>> START DATA SHOWN

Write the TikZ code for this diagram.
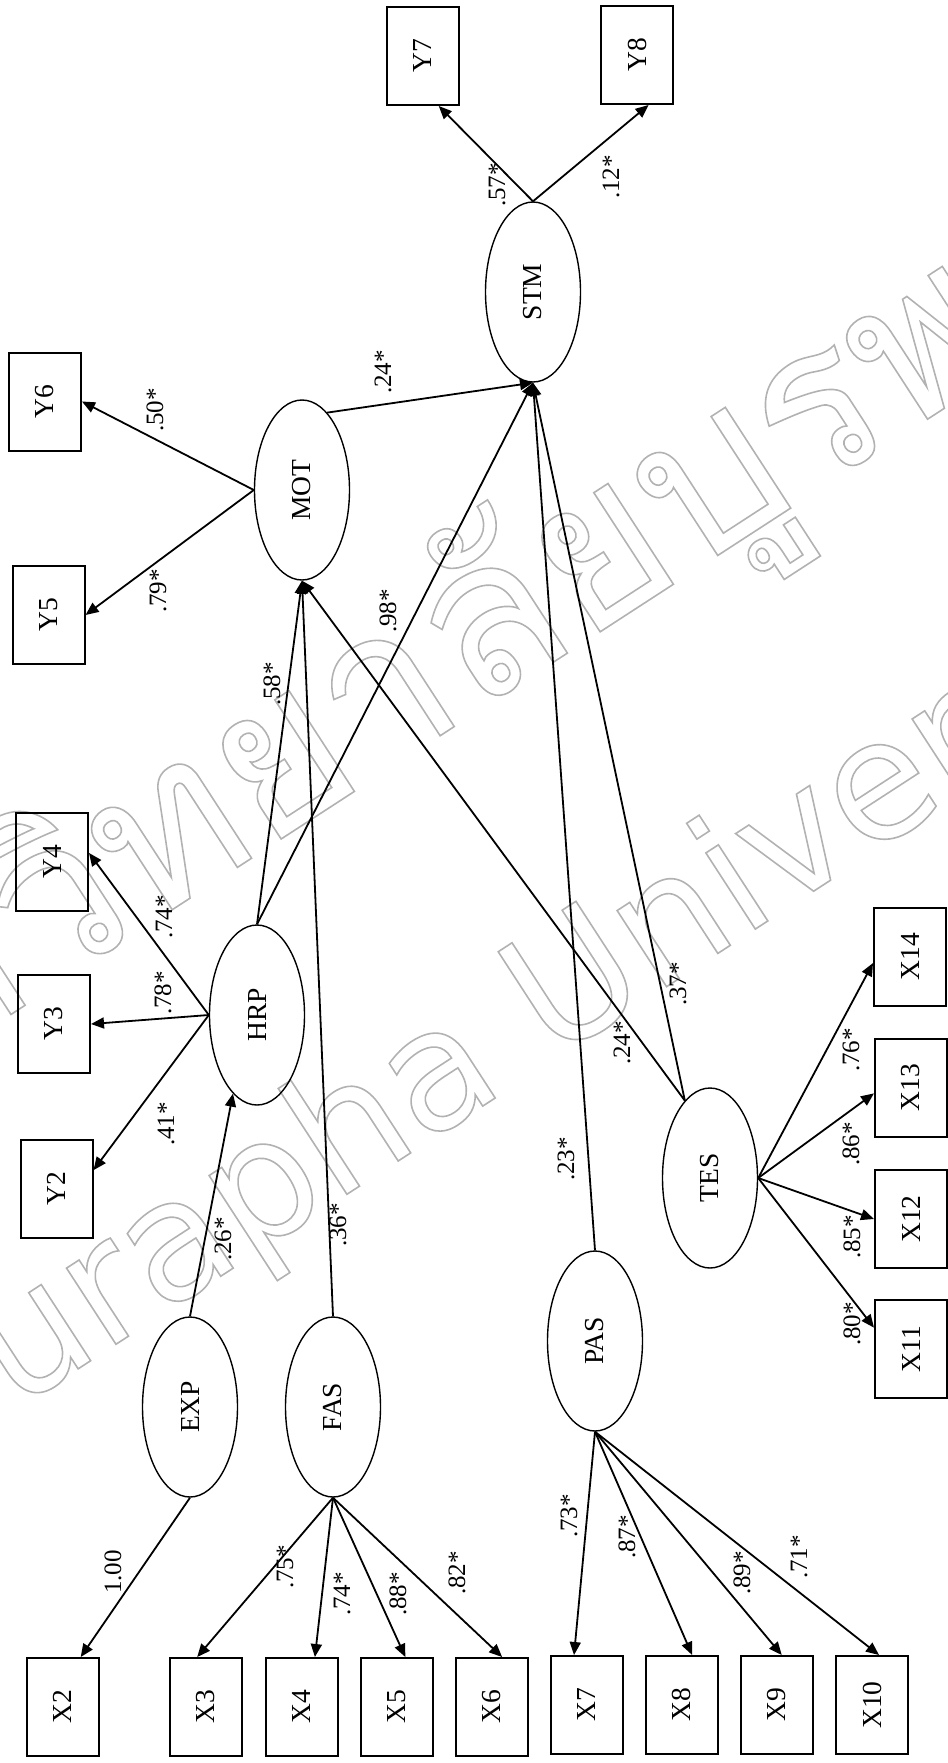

>> END DATA SHOWN
>> START DATA SHOWN

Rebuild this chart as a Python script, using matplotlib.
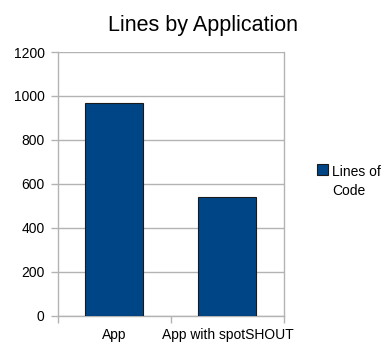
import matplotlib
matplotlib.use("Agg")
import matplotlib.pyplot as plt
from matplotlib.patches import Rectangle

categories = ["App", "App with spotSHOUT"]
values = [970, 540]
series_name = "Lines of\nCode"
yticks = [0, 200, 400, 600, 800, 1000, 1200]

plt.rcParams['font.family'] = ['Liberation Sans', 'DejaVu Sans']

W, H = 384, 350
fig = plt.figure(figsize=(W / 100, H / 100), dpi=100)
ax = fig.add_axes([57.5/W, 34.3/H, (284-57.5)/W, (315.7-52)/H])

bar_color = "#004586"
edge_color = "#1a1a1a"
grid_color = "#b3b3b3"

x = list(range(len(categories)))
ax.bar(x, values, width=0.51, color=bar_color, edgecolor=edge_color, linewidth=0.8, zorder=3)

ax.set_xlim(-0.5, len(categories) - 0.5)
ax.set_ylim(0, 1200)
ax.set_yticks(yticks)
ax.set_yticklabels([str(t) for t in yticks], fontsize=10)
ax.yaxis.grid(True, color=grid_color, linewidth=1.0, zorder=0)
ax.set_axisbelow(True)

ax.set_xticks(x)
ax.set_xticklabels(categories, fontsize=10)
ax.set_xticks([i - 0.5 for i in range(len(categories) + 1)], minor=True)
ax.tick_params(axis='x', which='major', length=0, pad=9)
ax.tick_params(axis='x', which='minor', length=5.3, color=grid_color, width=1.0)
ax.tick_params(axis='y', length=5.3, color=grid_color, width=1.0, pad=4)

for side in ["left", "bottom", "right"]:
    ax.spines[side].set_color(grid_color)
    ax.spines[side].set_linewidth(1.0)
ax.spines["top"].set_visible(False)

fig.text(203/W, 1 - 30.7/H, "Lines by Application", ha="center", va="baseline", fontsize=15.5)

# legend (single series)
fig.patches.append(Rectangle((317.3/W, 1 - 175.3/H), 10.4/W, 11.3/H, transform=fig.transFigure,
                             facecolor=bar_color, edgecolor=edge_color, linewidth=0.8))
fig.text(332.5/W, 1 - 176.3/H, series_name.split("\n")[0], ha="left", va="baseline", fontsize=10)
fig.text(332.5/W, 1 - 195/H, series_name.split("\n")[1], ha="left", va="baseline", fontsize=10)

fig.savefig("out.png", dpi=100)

>> END DATA SHOWN
>> START DATA SHOWN

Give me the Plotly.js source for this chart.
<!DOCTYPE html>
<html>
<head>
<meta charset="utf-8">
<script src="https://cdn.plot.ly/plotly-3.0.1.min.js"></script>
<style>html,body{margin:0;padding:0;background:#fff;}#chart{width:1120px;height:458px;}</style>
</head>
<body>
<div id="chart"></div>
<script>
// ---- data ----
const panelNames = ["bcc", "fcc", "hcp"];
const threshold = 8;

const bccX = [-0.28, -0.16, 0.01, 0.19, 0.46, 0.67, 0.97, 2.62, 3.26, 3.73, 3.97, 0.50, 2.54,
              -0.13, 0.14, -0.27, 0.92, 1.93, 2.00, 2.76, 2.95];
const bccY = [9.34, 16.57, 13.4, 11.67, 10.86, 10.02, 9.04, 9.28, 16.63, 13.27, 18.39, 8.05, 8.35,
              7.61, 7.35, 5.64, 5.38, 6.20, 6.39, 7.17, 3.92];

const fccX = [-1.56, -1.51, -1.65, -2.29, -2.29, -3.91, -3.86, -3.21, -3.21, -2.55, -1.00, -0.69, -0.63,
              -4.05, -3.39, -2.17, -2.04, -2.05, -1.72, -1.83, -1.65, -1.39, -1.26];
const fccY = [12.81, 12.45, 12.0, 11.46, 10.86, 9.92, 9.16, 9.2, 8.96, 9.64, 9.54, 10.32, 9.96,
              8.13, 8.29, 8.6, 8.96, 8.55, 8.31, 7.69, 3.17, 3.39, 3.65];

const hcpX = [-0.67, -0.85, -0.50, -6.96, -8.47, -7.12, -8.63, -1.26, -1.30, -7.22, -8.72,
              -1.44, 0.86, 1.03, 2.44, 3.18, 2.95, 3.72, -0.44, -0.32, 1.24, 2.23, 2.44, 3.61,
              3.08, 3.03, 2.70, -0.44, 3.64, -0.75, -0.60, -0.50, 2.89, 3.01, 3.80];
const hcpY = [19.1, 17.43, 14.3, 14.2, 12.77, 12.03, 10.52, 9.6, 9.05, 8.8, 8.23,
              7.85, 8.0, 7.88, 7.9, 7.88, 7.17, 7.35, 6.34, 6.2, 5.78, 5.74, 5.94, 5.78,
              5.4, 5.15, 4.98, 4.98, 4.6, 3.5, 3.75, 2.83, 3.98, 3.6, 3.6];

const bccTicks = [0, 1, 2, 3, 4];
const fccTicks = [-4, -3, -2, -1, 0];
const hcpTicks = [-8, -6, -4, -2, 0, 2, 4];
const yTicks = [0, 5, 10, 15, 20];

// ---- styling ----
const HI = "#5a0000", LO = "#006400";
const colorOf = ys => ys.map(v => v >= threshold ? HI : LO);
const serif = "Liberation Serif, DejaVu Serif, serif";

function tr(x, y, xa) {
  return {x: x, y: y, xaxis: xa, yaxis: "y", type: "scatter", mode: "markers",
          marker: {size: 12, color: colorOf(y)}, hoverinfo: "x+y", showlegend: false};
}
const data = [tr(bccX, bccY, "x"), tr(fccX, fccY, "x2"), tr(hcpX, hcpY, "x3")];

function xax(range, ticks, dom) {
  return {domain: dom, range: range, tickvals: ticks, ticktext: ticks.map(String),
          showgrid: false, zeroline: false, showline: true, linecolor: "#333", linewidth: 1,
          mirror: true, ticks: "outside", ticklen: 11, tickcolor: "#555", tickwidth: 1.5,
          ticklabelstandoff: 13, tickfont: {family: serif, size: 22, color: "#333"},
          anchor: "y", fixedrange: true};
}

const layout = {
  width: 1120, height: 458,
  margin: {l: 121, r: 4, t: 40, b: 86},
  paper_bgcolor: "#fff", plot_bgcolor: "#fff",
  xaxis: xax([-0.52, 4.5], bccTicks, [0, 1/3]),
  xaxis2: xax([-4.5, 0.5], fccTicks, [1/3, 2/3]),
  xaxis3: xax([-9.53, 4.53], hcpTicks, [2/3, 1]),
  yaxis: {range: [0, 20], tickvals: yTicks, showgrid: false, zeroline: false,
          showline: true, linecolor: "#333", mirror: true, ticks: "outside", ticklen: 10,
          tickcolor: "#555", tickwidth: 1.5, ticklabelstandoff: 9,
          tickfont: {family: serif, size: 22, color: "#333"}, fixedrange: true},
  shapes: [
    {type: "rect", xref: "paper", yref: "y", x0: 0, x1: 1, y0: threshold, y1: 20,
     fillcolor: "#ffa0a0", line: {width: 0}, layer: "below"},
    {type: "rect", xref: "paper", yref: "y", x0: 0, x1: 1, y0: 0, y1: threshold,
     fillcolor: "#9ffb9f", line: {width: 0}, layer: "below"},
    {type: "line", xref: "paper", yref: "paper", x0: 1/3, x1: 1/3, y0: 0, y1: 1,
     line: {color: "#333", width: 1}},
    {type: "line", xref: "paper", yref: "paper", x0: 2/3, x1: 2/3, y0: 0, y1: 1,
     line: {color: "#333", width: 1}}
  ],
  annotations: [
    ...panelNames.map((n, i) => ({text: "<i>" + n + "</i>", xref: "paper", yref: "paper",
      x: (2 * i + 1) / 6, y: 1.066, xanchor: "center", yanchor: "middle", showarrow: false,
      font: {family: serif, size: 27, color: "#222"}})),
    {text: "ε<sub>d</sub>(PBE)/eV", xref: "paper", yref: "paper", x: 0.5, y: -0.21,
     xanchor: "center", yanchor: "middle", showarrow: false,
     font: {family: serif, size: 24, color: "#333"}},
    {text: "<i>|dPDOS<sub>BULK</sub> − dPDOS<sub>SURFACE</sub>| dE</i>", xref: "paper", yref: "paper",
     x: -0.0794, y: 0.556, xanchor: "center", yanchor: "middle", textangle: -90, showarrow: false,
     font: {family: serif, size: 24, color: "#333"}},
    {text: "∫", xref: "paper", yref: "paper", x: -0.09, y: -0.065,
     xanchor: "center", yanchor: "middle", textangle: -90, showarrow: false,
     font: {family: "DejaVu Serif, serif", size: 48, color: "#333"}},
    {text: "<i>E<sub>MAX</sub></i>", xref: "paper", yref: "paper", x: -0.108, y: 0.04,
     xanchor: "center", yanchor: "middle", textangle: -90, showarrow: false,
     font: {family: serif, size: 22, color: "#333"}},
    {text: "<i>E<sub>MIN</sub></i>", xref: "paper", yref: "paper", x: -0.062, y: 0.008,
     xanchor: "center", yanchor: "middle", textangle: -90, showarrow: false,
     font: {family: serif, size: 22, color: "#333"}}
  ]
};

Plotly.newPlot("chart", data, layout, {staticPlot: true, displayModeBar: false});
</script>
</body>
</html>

>> END DATA SHOWN

» EXERCISE DETAILS: Make an exact copy of the lines from the one containing "Rebuild this chart" to the one containing "ax.set_axisbelow(True)", keeping both and leaving out every picture.

» FINAL ANSWER:
Rebuild this chart as a Python script, using matplotlib.
import matplotlib
matplotlib.use("Agg")
import matplotlib.pyplot as plt
from matplotlib.patches import Rectangle

categories = ["App", "App with spotSHOUT"]
values = [970, 540]
series_name = "Lines of\nCode"
yticks = [0, 200, 400, 600, 800, 1000, 1200]

plt.rcParams['font.family'] = ['Liberation Sans', 'DejaVu Sans']

W, H = 384, 350
fig = plt.figure(figsize=(W / 100, H / 100), dpi=100)
ax = fig.add_axes([57.5/W, 34.3/H, (284-57.5)/W, (315.7-52)/H])

bar_color = "#004586"
edge_color = "#1a1a1a"
grid_color = "#b3b3b3"

x = list(range(len(categories)))
ax.bar(x, values, width=0.51, color=bar_color, edgecolor=edge_color, linewidth=0.8, zorder=3)

ax.set_xlim(-0.5, len(categories) - 0.5)
ax.set_ylim(0, 1200)
ax.set_yticks(yticks)
ax.set_yticklabels([str(t) for t in yticks], fontsize=10)
ax.yaxis.grid(True, color=grid_color, linewidth=1.0, zorder=0)
ax.set_axisbelow(True)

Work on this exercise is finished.